La parresìa di un vescovo



Il diaconato in Italia n° 168
(maggio/giugno 2011)

ATTUALITÀ


La parresìa di un vescovo



«Non possiamo lasciare soli i giovani. Hanno diritto a parole chiarificatrici relative ai temi del corpo, del matrimonio e della famiglia. Cerchiamo una via per parlare in modo più accurato del matrimonio, del controllo delle nascite, dell'inseminazione artificiale e della contraccezione». A 81 anni, il cardinale Carlo Maria Martini, può permettersi il lusso di parlare apertamente anche di argomenti considerati tabù all'interno della chiesa. Lo fa con la libertà spirituale di cui è capace, in Conversazioni notturne a Gerusalemme, a colloquio con un confratello austriaco, il padre gesuita G. Sporschill. Perché il cristianesimo non affascina più l'Occidente? Se Gesù vivesse adesso, tratterebbe l'attuale Chiesa cattolica come a quel tempo i farisei? E poi ci sono le questioni spinose, come il sesso prematrimoniale, la pillola, i preservativi. «La Chiesa dovrebbe sempre trattare le questioni di sessualità e famiglia in modo tale che alla responsabilità di chi ama spetti un ruolo portante e decisivo». E, citando i mea culpa di Giovanni Paolo II sui temi della scienza e dell'ebraismo, si augura un ripensamento, addirittura un'«ammissione di colpa» sugli errori della Chiesa nella materia delicatissima dei rapporti familiari, come il divieto a usare i preservativi come strumenti di prevenzione.
Martini non esita a denunciare i «danni» e gli «sviluppi negativi» dall'Humanae Vitae. «La cosa più triste è che l'enciclica è corresponsabile del fatto che molti non prendono più sul serio la Chiesa come interlocutrice o come maestra.

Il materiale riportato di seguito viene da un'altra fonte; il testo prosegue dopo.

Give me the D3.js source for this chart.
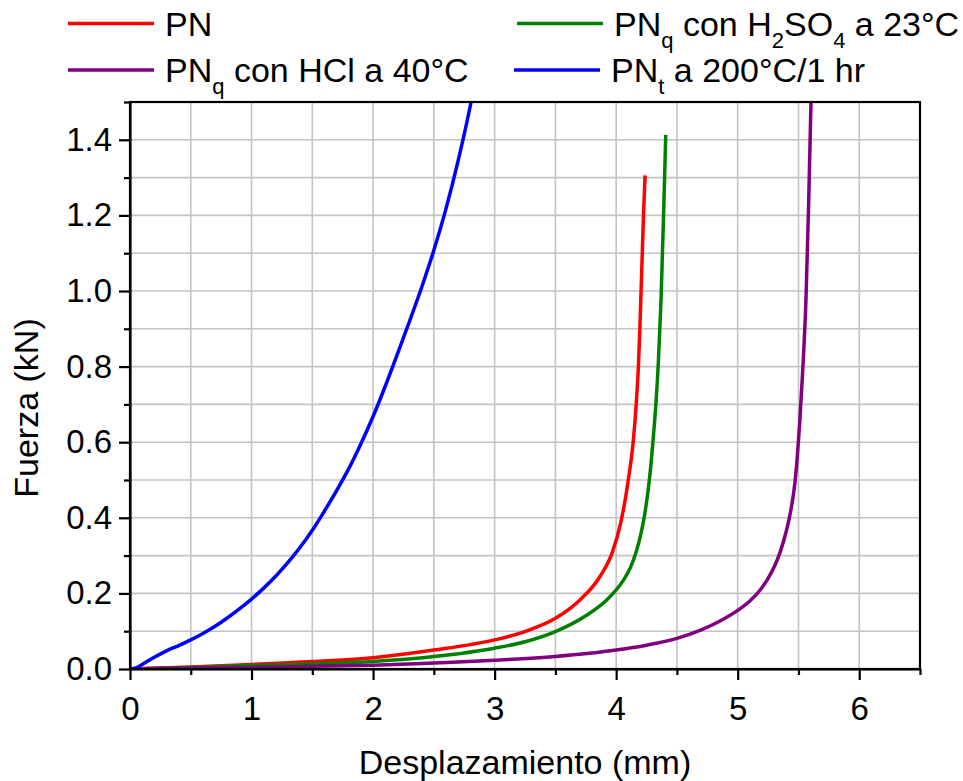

Soprattutto la gioventù nelle nostre nazioni occidentali non pensa ormai affatto di rivolgersi a rappresentanti della Chiesa per questioni che hanno a che fare con la pianificazione familiare o con la sessualità. Molte persone si sono allontanate dalla Chiesa e la Chiesa si è allontanata dagli uomini». Martini conobbe molto da vicino Paolo VI, autore dell'enciclica «della pillola», come venne poi etichettata. Nelle conversazioni di Gerusalemme, il cardinale descrive la «solitudine» di papa Montini nella stesura di quel testo da cui furono esclusi i padri conciliari.
Oggi, a 40 anni di distanza, è possibile «uno sguardo nuovo. Sono fermamente convinto che la guida della Chiesa possa mostrare una via migliore». Il cardinale – malato di Parkinson e rientrato dopo sei anni a Gerusalemme - parla del mistero del corpo, dell'uomo e della sua capacità di giudizio. Che cosa lo preoccupa di più? «Mi angustiano le persone che non pensano… Vorrei individui pensanti. Questo è l'importante. Soltanto allora si porrà la questione se siano credenti o non credenti». Ben lontano da ogni intellettualismo, qui appare che cosa significa vita spirituale: significa pensare e poi decidere. Infatti «chi non prende decisioni si lascia sfuggire la vita», mentre «solo gli audaci cambiano il mondo».